(Stored items)

━━━

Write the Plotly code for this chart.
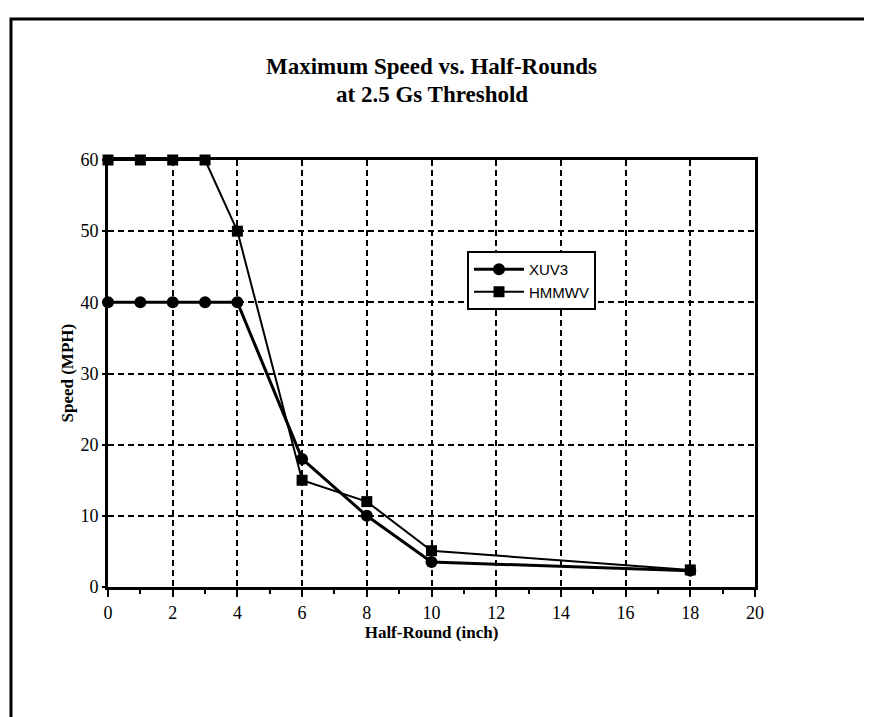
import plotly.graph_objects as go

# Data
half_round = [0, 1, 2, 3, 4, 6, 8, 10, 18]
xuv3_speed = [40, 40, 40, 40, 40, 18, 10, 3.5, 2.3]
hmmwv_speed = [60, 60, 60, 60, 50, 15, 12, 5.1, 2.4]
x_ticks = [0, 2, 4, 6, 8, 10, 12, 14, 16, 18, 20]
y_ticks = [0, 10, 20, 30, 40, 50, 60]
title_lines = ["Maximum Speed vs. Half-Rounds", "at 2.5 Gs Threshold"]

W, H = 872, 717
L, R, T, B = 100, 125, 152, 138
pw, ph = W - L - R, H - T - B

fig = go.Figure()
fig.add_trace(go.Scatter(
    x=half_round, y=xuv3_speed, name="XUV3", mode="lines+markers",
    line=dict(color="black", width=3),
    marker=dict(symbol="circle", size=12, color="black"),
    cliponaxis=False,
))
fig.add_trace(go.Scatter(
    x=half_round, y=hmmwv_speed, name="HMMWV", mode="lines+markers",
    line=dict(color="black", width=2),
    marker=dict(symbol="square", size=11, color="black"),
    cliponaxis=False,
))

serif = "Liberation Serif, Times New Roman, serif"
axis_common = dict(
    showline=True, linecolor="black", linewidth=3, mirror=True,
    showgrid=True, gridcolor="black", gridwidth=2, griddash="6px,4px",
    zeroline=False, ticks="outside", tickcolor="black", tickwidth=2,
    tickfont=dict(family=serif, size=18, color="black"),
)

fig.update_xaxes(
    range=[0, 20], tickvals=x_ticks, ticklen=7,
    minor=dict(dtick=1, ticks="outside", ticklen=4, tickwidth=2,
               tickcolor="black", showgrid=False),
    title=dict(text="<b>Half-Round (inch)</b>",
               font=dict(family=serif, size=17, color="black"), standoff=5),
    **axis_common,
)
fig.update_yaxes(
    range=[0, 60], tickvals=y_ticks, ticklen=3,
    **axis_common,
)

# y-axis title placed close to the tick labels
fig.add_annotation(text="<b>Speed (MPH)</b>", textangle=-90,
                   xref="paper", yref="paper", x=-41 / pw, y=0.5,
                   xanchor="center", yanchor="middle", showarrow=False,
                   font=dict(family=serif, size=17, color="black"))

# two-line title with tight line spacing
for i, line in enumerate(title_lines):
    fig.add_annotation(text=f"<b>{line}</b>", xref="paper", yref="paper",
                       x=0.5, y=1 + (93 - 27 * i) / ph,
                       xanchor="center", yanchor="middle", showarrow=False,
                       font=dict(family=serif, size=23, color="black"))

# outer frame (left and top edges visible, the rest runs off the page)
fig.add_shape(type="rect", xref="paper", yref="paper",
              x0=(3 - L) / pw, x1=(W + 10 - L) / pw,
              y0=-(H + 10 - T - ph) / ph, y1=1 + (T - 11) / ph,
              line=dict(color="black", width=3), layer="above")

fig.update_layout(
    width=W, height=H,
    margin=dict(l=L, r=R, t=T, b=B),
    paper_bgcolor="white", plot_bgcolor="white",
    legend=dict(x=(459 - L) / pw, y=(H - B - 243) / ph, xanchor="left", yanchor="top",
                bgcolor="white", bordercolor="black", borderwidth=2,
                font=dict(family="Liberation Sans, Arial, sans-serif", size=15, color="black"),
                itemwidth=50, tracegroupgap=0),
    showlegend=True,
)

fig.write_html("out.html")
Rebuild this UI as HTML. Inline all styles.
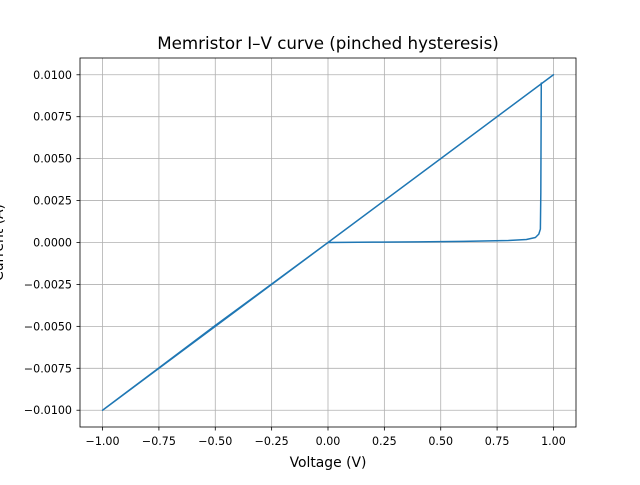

━━━

Work to complete: In the records above, locate every line with the string "chart" and copy it.

Exercise answer:
Write the Plotly code for this chart.

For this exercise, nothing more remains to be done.